A outra vítima desse modelo é a natureza. Graças aos subúrbios, a grama tornou-se a principal cultura irrigada dos Estados Unidos — três vezes a área irrigada de milho. E, como se sabe, gramados também consomem grandes quantidades de fertilizantes nitrogenados, altamente contaminantes para os corpos d’água. E o problema só se agrava com a crescente abertura de fossas sépticas, mais baratas do que as redes de esgoto, e muito mais propensas AO LADO a vazamentos de uréia para o freático. O nitrogênio dessas fontes, como se sabe, promove a proliferação de algas, a retirada do oxigênio essencial à sobrevivência dos peixes e a redução da potabilidade.

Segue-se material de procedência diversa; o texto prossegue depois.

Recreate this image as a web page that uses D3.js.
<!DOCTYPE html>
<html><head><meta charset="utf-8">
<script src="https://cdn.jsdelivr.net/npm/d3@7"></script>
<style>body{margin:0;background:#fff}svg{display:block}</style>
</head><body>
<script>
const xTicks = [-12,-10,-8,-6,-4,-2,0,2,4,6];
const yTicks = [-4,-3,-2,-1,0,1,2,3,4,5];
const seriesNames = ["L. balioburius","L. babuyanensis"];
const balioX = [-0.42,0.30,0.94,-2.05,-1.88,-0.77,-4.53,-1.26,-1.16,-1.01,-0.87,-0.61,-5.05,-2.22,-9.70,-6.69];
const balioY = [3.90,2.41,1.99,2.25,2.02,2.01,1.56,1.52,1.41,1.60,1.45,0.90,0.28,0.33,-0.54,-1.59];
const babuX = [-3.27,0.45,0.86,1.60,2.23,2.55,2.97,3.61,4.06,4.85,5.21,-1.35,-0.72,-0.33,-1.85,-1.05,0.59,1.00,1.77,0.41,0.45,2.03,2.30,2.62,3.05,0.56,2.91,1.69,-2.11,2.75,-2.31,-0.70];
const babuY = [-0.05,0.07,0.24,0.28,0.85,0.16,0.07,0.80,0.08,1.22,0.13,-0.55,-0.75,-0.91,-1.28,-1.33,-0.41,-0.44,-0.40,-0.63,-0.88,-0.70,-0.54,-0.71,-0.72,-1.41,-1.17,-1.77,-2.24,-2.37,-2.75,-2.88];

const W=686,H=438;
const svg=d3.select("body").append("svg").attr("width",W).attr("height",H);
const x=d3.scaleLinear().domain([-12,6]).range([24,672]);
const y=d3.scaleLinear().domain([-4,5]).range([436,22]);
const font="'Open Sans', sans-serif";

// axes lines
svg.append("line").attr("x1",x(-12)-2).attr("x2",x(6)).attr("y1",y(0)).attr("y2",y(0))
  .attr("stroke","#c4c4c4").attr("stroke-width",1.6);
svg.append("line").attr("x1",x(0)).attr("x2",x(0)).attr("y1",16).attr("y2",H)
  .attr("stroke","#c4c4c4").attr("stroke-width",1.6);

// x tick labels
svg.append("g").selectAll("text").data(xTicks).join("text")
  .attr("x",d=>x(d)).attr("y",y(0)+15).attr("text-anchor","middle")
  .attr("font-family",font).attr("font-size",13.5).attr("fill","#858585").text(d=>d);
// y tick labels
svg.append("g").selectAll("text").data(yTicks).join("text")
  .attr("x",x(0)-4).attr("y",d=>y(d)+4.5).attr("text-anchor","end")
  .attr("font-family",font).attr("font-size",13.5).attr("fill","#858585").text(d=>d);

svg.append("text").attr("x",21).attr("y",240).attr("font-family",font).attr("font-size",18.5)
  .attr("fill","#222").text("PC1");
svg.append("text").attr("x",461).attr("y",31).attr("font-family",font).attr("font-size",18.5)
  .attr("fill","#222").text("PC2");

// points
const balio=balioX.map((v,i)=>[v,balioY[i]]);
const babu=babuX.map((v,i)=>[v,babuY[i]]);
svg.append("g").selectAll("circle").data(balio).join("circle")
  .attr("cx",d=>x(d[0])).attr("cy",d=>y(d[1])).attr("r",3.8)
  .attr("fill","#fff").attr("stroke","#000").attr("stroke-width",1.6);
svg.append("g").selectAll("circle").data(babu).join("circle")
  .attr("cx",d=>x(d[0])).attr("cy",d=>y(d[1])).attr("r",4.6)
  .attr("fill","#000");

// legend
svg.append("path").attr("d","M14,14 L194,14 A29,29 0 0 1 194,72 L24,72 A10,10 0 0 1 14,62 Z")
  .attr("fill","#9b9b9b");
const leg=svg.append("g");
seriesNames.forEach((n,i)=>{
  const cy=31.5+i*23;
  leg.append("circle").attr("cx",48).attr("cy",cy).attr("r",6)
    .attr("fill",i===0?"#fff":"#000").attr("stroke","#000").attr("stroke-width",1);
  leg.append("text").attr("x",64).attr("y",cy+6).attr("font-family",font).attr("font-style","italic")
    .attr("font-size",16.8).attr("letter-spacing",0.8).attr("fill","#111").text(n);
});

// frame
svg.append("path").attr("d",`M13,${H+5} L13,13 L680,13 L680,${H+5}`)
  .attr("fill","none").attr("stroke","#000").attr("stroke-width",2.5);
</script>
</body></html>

O antídoto aos subúrbios responde pelo nome de Novo Urbanismo, uma corrente surgida nos anos 80. Ele propõe a construção de vilarejos compactos, charmosos e ricos em diversidade. Seu sistema quadriculado de ruas estreitas, margeadas de árvores, favorece as caminhadas. Ali, negócios e residências, ricos e menos ricos, jovens e idosos se mesclam. As garagens ficam no fundo das casas e edifícios, criando um visual mais homogêneo. É possível caminhar até a escola, o parquinho, o comércio, o centro comunitário.
A primeira cidade totalmente planejada nesses moldes é Seaside, na costa da Flórida, concebida pelo casal de urbanistas Andrés Duany e Elizabeth Plater-Zyberk. Lembra-se do filme The Truman Show, em que Jim Carrey é um homem que ignora que a sua vida foi totalmente planejada e filmada para um programa de televisão? Pois ele foi rodado em Seaside, uma comunidade com pouco mais de 25 anos, que se parece um pouco com a Disney, de tão perfeita, o que é um tanto perturbador.
Mas, definitivamente, ela inclui um componente humano inexistente nos subúrbios. Como costuma dizer Duany, “o papel da rua é tanto social quanto utilitário”. É provável que, num futuro próximo, esse modelo comece a atrair hordas de suburbanos levados à bancarrota pela incessante alta dos combustíveis.